Transcribe the listing exactly, leaving out every picture.
-- start of COLLECTED DATA --
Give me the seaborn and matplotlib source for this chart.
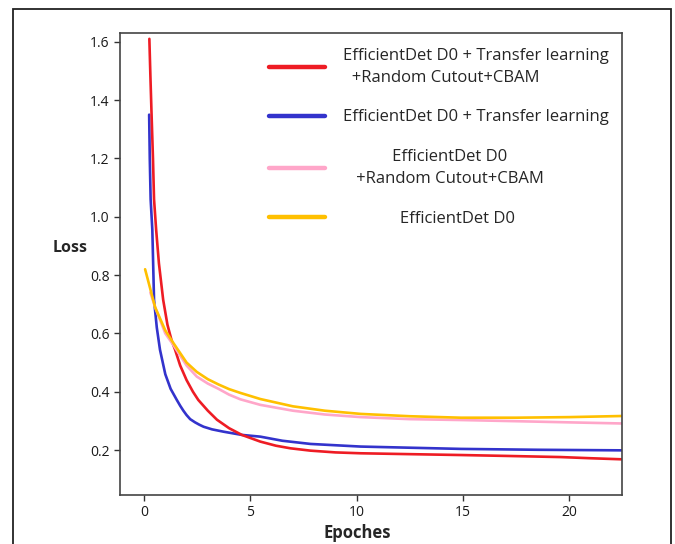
import pandas as pd
import seaborn as sns
import matplotlib.pyplot as plt
from matplotlib.lines import Line2D
from matplotlib.patches import Rectangle

# values
red_epoch = [0.25, 0.30, 0.35, 0.42, 0.47, 0.57, 0.70, 0.90, 1.10, 1.30, 1.46, 1.70, 2.00, 2.30,
             2.55, 3.00, 3.43, 4.00, 4.60, 5.47, 6.20, 6.89, 7.83, 9.00, 10.19, 12.50, 14.90,
             17.00, 19.60, 21.00, 22.60]
red_loss = [1.61, 1.48, 1.36, 1.20, 1.06, 0.955, 0.84, 0.715, 0.63, 0.575, 0.544, 0.49, 0.44, 0.40,
            0.372, 0.335, 0.304, 0.275, 0.252, 0.229, 0.215, 0.206, 0.198, 0.192, 0.189, 0.186, 0.183,
            0.180, 0.176, 0.172, 0.168]

blue_epoch = [0.24, 0.27, 0.31, 0.39, 0.47, 0.60, 0.75, 1.00, 1.25, 1.54, 1.70, 1.85, 2.00, 2.17,
              2.40, 2.60, 2.80, 3.20, 3.74, 4.60, 5.47, 6.50, 7.83, 10.19, 14.90, 18.50, 22.60]
blue_loss = [1.35, 1.20, 1.06, 0.955, 0.715, 0.62, 0.544, 0.46, 0.41, 0.372, 0.352, 0.335, 0.320, 0.306,
             0.295, 0.287, 0.280, 0.271, 0.263, 0.252, 0.246, 0.232, 0.221, 0.212, 0.204, 0.201, 0.199]

pink_epoch = [0.30, 0.52, 1.00, 1.38, 2.00, 2.48, 3.00, 3.50, 4.00, 4.53, 5.47, 7.00, 8.50, 10.19,
              12.50, 14.90, 17.50, 20.00, 22.60]
pink_loss = [0.74, 0.69, 0.60, 0.56, 0.49, 0.452, 0.428, 0.41, 0.39, 0.374, 0.355, 0.335, 0.322, 0.313,
             0.306, 0.303, 0.299, 0.295, 0.291]

yellow_epoch = [0.05, 0.52, 1.00, 1.38, 2.00, 2.48, 3.00, 3.50, 4.00, 4.53, 5.47, 7.00, 8.50, 10.19,
                12.50, 14.90, 17.50, 20.00, 22.60]
yellow_loss = [0.82, 0.69, 0.61, 0.567, 0.50, 0.468, 0.443, 0.425, 0.409, 0.396, 0.375, 0.350, 0.335,
               0.324, 0.316, 0.311, 0.311, 0.313, 0.317]

models = ['EfficientDet D0 + Transfer learning\n +Random Cutout+CBAM',
          'EfficientDet D0 + Transfer learning',
          'EfficientDet D0\n+Random Cutout+CBAM',
          'EfficientDet D0']
colors = ['#ee1c24', '#3333cc', '#ffa6c9', '#ffc000']

df = pd.concat([
    pd.DataFrame({'epoch': red_epoch, 'loss': red_loss, 'model': models[0]}),
    pd.DataFrame({'epoch': blue_epoch, 'loss': blue_loss, 'model': models[1]}),
    pd.DataFrame({'epoch': pink_epoch, 'loss': pink_loss, 'model': models[2]}),
    pd.DataFrame({'epoch': yellow_epoch, 'loss': yellow_loss, 'model': models[3]}),
])

sns.set_style('ticks')
plt.rcParams['font.family'] = ['Open Sans', 'DejaVu Sans']

fig = plt.figure(figsize=(6.75, 5.44), dpi=100)
ax = fig.add_axes([0.1778, 0.0901, 0.7437, 0.8487])

draw_order = [models[1], models[0], models[2], models[3]]
sns.lineplot(data=df, x='epoch', y='loss', hue='model', hue_order=draw_order,
             palette=dict(zip(models, colors)), estimator=None, sort=False,
             linewidth=1.9, legend=False, ax=ax)

ax.set_xlim(-1.13, 22.48)
ax.set_ylim(0.046, 1.629)
ax.set_xticks([0, 5, 10, 15, 20])
ax.set_yticks([0.2, 0.4, 0.6, 0.8, 1.0, 1.2, 1.4, 1.6])
ax.tick_params(labelsize=10, length=4, width=1, colors='#333333', labelcolor='#1a1a1a')
for s in ax.spines.values():
    s.set_color('#444444')
    s.set_linewidth(1.2)

ax.set_xlabel('Epoches', fontsize=12, fontweight='bold')
ax.xaxis.label.set_va('center')
ax.xaxis.set_label_coords(0.472, -0.082)
ax.set_ylabel('Loss', fontsize=11.5, fontweight='bold', rotation=0, va='center', ha='center')
ax.yaxis.set_label_coords(-0.099, 0.535)

handles = [Line2D([], [], color=c, lw=3.2) for c in colors]
labels = [models[0].replace('\n ', '\n  '), models[1],
          '   ' + models[2].replace('\n', '\n   '), ' ' * 13 + models[3]]
leg = ax.legend(handles, labels, loc='upper left', bbox_to_anchor=(0.297, 0.9692),
                frameon=False, fontsize=12, handlelength=3.35, handletextpad=1.08,
                labelspacing=1.43, borderpad=0, borderaxespad=0)
for t in leg.get_texts():
    t.set_linespacing(1.5)
leg.get_texts()[2].set_multialignment('center')

fig.patches.append(Rectangle((13 / 675, -0.01), (670.7 - 13) / 675, 1.0 - 9 / 544 + 0.01,
                             transform=fig.transFigure, fill=False, ec='#222222', lw=1.3))

fig.savefig('out.png', dpi=100)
-- end of COLLECTED DATA --
* **WRITTEN RESPONSE**:
Give me the seaborn and matplotlib source for this chart.
import pandas as pd
import seaborn as sns
import matplotlib.pyplot as plt
from matplotlib.lines import Line2D
from matplotlib.patches import Rectangle

# values
red_epoch = [0.25, 0.30, 0.35, 0.42, 0.47, 0.57, 0.70, 0.90, 1.10, 1.30, 1.46, 1.70, 2.00, 2.30,
             2.55, 3.00, 3.43, 4.00, 4.60, 5.47, 6.20, 6.89, 7.83, 9.00, 10.19, 12.50, 14.90,
             17.00, 19.60, 21.00, 22.60]
red_loss = [1.61, 1.48, 1.36, 1.20, 1.06, 0.955, 0.84, 0.715, 0.63, 0.575, 0.544, 0.49, 0.44, 0.40,
            0.372, 0.335, 0.304, 0.275, 0.252, 0.229, 0.215, 0.206, 0.198, 0.192, 0.189, 0.186, 0.183,
            0.180, 0.176, 0.172, 0.168]

blue_epoch = [0.24, 0.27, 0.31, 0.39, 0.47, 0.60, 0.75, 1.00, 1.25, 1.54, 1.70, 1.85, 2.00, 2.17,
              2.40, 2.60, 2.80, 3.20, 3.74, 4.60, 5.47, 6.50, 7.83, 10.19, 14.90, 18.50, 22.60]
blue_loss = [1.35, 1.20, 1.06, 0.955, 0.715, 0.62, 0.544, 0.46, 0.41, 0.372, 0.352, 0.335, 0.320, 0.306,
             0.295, 0.287, 0.280, 0.271, 0.263, 0.252, 0.246, 0.232, 0.221, 0.212, 0.204, 0.201, 0.199]

pink_epoch = [0.30, 0.52, 1.00, 1.38, 2.00, 2.48, 3.00, 3.50, 4.00, 4.53, 5.47, 7.00, 8.50, 10.19,
              12.50, 14.90, 17.50, 20.00, 22.60]
pink_loss = [0.74, 0.69, 0.60, 0.56, 0.49, 0.452, 0.428, 0.41, 0.39, 0.374, 0.355, 0.335, 0.322, 0.313,
             0.306, 0.303, 0.299, 0.295, 0.291]

yellow_epoch = [0.05, 0.52, 1.00, 1.38, 2.00, 2.48, 3.00, 3.50, 4.00, 4.53, 5.47, 7.00, 8.50, 10.19,
                12.50, 14.90, 17.50, 20.00, 22.60]
yellow_loss = [0.82, 0.69, 0.61, 0.567, 0.50, 0.468, 0.443, 0.425, 0.409, 0.396, 0.375, 0.350, 0.335,
               0.324, 0.316, 0.311, 0.311, 0.313, 0.317]

models = ['EfficientDet D0 + Transfer learning\n +Random Cutout+CBAM',
          'EfficientDet D0 + Transfer learning',
          'EfficientDet D0\n+Random Cutout+CBAM',
          'EfficientDet D0']
colors = ['#ee1c24', '#3333cc', '#ffa6c9', '#ffc000']

df = pd.concat([
    pd.DataFrame({'epoch': red_epoch, 'loss': red_loss, 'model': models[0]}),
    pd.DataFrame({'epoch': blue_epoch, 'loss': blue_loss, 'model': models[1]}),
    pd.DataFrame({'epoch': pink_epoch, 'loss': pink_loss, 'model': models[2]}),
    pd.DataFrame({'epoch': yellow_epoch, 'loss': yellow_loss, 'model': models[3]}),
])

sns.set_style('ticks')
plt.rcParams['font.family'] = ['Open Sans', 'DejaVu Sans']

fig = plt.figure(figsize=(6.75, 5.44), dpi=100)
ax = fig.add_axes([0.1778, 0.0901, 0.7437, 0.8487])

draw_order = [models[1], models[0], models[2], models[3]]
sns.lineplot(data=df, x='epoch', y='loss', hue='model', hue_order=draw_order,
             palette=dict(zip(models, colors)), estimator=None, sort=False,
             linewidth=1.9, legend=False, ax=ax)

ax.set_xlim(-1.13, 22.48)
ax.set_ylim(0.046, 1.629)
ax.set_xticks([0, 5, 10, 15, 20])
ax.set_yticks([0.2, 0.4, 0.6, 0.8, 1.0, 1.2, 1.4, 1.6])
ax.tick_params(labelsize=10, length=4, width=1, colors='#333333', labelcolor='#1a1a1a')
for s in ax.spines.values():
    s.set_color('#444444')
    s.set_linewidth(1.2)

ax.set_xlabel('Epoches', fontsize=12, fontweight='bold')
ax.xaxis.label.set_va('center')
ax.xaxis.set_label_coords(0.472, -0.082)
ax.set_ylabel('Loss', fontsize=11.5, fontweight='bold', rotation=0, va='center', ha='center')
ax.yaxis.set_label_coords(-0.099, 0.535)

handles = [Line2D([], [], color=c, lw=3.2) for c in colors]
labels = [models[0].replace('\n ', '\n  '), models[1],
          '   ' + models[2].replace('\n', '\n   '), ' ' * 13 + models[3]]
leg = ax.legend(handles, labels, loc='upper left', bbox_to_anchor=(0.297, 0.9692),
                frameon=False, fontsize=12, handlelength=3.35, handletextpad=1.08,
                labelspacing=1.43, borderpad=0, borderaxespad=0)
for t in leg.get_texts():
    t.set_linespacing(1.5)
leg.get_texts()[2].set_multialignment('center')

fig.patches.append(Rectangle((13 / 675, -0.01), (670.7 - 13) / 675, 1.0 - 9 / 544 + 0.01,
                             transform=fig.transFigure, fill=False, ec='#222222', lw=1.3))

fig.savefig('out.png', dpi=100)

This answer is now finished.